*Exercise:* Take every line from the first down to the line with "import numpy as np" and set it down exactly, without the pictures.
****************
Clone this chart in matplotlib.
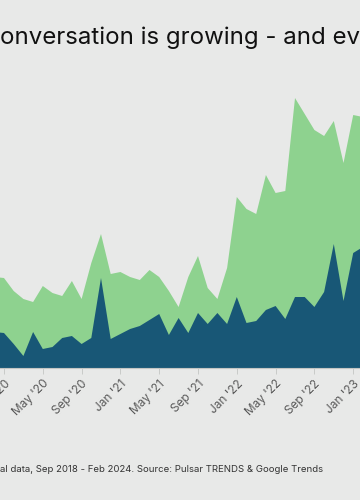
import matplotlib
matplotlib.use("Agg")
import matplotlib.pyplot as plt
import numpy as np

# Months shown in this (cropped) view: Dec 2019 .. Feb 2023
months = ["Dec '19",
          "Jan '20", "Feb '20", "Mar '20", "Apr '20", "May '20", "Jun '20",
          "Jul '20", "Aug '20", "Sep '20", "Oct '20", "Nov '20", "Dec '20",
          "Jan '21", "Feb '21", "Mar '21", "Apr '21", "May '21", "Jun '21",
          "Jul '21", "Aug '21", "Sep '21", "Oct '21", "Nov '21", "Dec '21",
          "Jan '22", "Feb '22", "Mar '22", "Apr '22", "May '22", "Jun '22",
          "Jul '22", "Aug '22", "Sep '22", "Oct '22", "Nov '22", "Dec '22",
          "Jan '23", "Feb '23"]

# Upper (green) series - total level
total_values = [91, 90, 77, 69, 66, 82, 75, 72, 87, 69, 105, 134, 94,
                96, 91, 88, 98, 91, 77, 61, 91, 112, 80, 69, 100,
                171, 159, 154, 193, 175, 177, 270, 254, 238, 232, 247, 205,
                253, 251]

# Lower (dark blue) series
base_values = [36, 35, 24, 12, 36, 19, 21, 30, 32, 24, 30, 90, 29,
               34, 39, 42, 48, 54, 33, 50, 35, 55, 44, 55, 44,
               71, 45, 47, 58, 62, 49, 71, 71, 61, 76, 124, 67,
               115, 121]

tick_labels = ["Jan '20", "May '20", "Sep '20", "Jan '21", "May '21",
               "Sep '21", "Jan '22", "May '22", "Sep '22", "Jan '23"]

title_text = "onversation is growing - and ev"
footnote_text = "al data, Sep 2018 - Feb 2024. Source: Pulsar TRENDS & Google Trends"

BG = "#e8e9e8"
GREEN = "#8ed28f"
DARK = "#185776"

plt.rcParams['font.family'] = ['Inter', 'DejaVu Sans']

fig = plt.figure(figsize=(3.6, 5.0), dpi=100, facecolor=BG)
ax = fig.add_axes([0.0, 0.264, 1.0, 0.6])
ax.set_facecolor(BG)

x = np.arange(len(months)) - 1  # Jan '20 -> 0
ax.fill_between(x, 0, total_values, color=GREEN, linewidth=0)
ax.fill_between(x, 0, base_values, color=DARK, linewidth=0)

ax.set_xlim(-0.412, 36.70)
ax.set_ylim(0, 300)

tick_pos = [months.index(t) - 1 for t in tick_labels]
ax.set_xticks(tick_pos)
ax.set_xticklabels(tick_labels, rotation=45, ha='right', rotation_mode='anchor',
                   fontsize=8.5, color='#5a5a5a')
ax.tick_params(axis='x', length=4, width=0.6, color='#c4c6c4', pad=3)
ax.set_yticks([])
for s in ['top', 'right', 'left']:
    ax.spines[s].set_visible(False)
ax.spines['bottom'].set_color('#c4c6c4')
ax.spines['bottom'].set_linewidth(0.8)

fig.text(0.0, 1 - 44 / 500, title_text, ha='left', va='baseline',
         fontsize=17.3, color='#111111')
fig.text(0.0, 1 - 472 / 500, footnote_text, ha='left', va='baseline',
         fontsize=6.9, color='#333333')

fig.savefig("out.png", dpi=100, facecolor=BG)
****************
*Answer to the problem:*
Clone this chart in matplotlib.
import matplotlib
matplotlib.use("Agg")
import matplotlib.pyplot as plt
import numpy as np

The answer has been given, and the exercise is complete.